--- The task ---
Starting from the top of the material, restate each line exactly until the line that contains "const yTitleExp = '-4';", which is also copied. Pictures are excluded.

--- Stored data ---
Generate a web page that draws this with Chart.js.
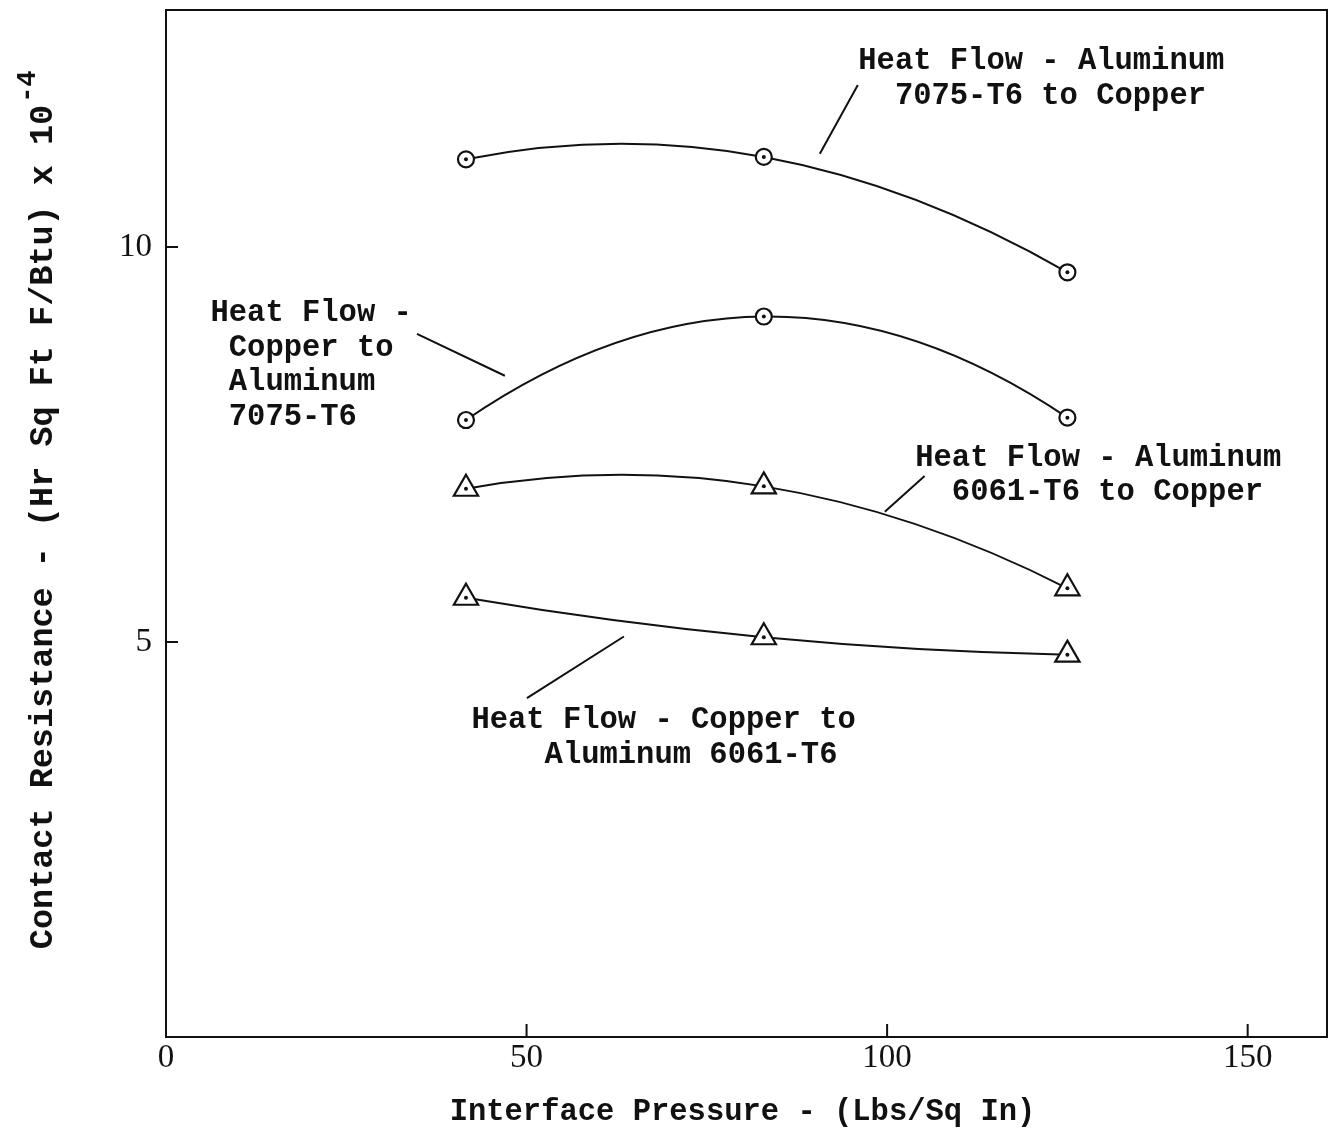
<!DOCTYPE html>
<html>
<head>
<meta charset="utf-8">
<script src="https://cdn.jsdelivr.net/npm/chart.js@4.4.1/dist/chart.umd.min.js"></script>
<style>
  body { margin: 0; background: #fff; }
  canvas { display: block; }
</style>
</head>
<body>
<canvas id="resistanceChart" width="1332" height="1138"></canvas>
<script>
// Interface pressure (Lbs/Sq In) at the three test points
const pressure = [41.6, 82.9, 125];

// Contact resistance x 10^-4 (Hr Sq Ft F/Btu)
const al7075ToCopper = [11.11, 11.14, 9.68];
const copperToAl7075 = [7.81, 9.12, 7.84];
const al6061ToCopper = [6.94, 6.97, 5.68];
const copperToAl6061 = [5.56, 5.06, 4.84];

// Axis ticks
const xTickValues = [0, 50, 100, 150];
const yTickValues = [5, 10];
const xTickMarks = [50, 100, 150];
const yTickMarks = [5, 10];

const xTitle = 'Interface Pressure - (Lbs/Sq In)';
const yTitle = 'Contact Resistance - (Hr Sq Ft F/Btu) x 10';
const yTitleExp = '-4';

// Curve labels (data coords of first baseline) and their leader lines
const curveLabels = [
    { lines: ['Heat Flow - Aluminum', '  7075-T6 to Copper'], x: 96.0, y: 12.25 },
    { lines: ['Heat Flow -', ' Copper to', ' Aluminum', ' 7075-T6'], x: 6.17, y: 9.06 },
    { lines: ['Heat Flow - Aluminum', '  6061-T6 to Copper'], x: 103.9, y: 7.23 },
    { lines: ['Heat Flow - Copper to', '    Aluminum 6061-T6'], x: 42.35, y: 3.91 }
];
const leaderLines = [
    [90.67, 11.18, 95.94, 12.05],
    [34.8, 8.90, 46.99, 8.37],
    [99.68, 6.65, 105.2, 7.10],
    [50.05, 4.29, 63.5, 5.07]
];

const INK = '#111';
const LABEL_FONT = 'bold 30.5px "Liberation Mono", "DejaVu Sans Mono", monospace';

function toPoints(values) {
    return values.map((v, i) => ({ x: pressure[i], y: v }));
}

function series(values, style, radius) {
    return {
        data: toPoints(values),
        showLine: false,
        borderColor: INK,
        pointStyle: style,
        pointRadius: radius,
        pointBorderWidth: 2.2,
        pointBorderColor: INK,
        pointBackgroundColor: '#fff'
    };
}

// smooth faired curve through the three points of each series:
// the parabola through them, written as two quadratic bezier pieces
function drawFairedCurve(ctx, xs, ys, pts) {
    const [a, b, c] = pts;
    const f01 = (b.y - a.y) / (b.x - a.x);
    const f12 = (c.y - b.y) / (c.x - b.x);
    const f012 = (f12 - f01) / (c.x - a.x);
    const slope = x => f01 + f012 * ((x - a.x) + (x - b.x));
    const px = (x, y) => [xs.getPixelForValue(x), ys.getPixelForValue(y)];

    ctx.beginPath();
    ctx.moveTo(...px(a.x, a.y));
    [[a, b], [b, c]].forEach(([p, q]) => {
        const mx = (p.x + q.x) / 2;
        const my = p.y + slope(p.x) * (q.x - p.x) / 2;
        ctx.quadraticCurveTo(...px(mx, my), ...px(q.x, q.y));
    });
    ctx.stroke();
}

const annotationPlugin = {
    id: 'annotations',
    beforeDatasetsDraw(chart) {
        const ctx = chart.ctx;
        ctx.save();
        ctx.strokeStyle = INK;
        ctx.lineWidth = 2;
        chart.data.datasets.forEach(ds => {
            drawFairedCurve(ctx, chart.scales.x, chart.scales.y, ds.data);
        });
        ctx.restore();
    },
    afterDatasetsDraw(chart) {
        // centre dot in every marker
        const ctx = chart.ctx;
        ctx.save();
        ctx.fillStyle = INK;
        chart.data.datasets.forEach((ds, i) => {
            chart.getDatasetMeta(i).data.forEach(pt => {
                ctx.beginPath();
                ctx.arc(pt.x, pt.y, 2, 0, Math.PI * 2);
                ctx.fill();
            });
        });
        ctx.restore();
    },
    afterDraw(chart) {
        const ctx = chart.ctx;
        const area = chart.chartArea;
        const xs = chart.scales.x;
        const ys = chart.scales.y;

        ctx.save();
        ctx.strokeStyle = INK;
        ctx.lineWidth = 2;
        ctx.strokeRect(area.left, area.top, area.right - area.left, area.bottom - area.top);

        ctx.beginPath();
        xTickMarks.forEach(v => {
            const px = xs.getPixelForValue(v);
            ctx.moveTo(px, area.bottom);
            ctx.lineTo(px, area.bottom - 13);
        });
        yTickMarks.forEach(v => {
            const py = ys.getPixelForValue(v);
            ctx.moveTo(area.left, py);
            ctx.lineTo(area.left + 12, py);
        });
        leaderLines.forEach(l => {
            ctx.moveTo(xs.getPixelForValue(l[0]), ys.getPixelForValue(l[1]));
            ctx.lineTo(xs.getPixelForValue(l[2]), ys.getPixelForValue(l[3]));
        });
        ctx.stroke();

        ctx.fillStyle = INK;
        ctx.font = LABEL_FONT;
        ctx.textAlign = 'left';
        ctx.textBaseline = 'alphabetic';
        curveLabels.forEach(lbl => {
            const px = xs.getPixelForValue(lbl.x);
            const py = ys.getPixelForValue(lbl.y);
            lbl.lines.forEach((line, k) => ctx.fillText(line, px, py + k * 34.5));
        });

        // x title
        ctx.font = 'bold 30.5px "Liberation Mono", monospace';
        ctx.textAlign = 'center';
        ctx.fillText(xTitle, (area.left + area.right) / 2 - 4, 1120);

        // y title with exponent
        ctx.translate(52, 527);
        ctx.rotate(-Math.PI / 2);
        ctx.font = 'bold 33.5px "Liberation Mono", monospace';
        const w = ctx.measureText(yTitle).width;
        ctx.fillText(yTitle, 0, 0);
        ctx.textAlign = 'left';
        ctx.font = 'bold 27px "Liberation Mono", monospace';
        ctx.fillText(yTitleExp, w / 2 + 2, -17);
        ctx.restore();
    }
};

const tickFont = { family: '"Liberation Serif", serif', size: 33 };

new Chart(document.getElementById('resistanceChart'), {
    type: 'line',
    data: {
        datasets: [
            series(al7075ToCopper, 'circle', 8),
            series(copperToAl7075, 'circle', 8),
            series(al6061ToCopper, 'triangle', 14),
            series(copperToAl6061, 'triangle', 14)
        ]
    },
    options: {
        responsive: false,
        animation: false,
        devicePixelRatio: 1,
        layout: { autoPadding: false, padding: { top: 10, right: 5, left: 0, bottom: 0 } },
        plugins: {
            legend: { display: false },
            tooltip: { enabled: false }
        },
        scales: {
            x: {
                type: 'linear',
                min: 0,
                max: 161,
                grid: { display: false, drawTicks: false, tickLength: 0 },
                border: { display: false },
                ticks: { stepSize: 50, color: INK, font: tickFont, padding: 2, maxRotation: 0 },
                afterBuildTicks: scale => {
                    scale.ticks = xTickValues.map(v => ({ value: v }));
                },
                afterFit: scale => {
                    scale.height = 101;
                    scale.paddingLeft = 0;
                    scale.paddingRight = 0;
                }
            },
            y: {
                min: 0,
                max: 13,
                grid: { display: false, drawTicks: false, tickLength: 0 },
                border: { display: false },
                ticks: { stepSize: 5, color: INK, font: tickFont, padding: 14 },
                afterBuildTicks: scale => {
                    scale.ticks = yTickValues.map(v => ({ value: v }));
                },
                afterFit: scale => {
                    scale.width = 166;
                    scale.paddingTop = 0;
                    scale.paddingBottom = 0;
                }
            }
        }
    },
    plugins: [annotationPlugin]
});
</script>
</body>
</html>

--- Task response ---
Generate a web page that draws this with Chart.js.
<!DOCTYPE html>
<html>
<head>
<meta charset="utf-8">
<script src="https://cdn.jsdelivr.net/npm/chart.js@4.4.1/dist/chart.umd.min.js"></script>
<style>
  body { margin: 0; background: #fff; }
  canvas { display: block; }
</style>
</head>
<body>
<canvas id="resistanceChart" width="1332" height="1138"></canvas>
<script>
// Interface pressure (Lbs/Sq In) at the three test points
const pressure = [41.6, 82.9, 125];

// Contact resistance x 10^-4 (Hr Sq Ft F/Btu)
const al7075ToCopper = [11.11, 11.14, 9.68];
const copperToAl7075 = [7.81, 9.12, 7.84];
const al6061ToCopper = [6.94, 6.97, 5.68];
const copperToAl6061 = [5.56, 5.06, 4.84];

// Axis ticks
const xTickValues = [0, 50, 100, 150];
const yTickValues = [5, 10];
const xTickMarks = [50, 100, 150];
const yTickMarks = [5, 10];

const xTitle = 'Interface Pressure - (Lbs/Sq In)';
const yTitle = 'Contact Resistance - (Hr Sq Ft F/Btu) x 10';
const yTitleExp = '-4';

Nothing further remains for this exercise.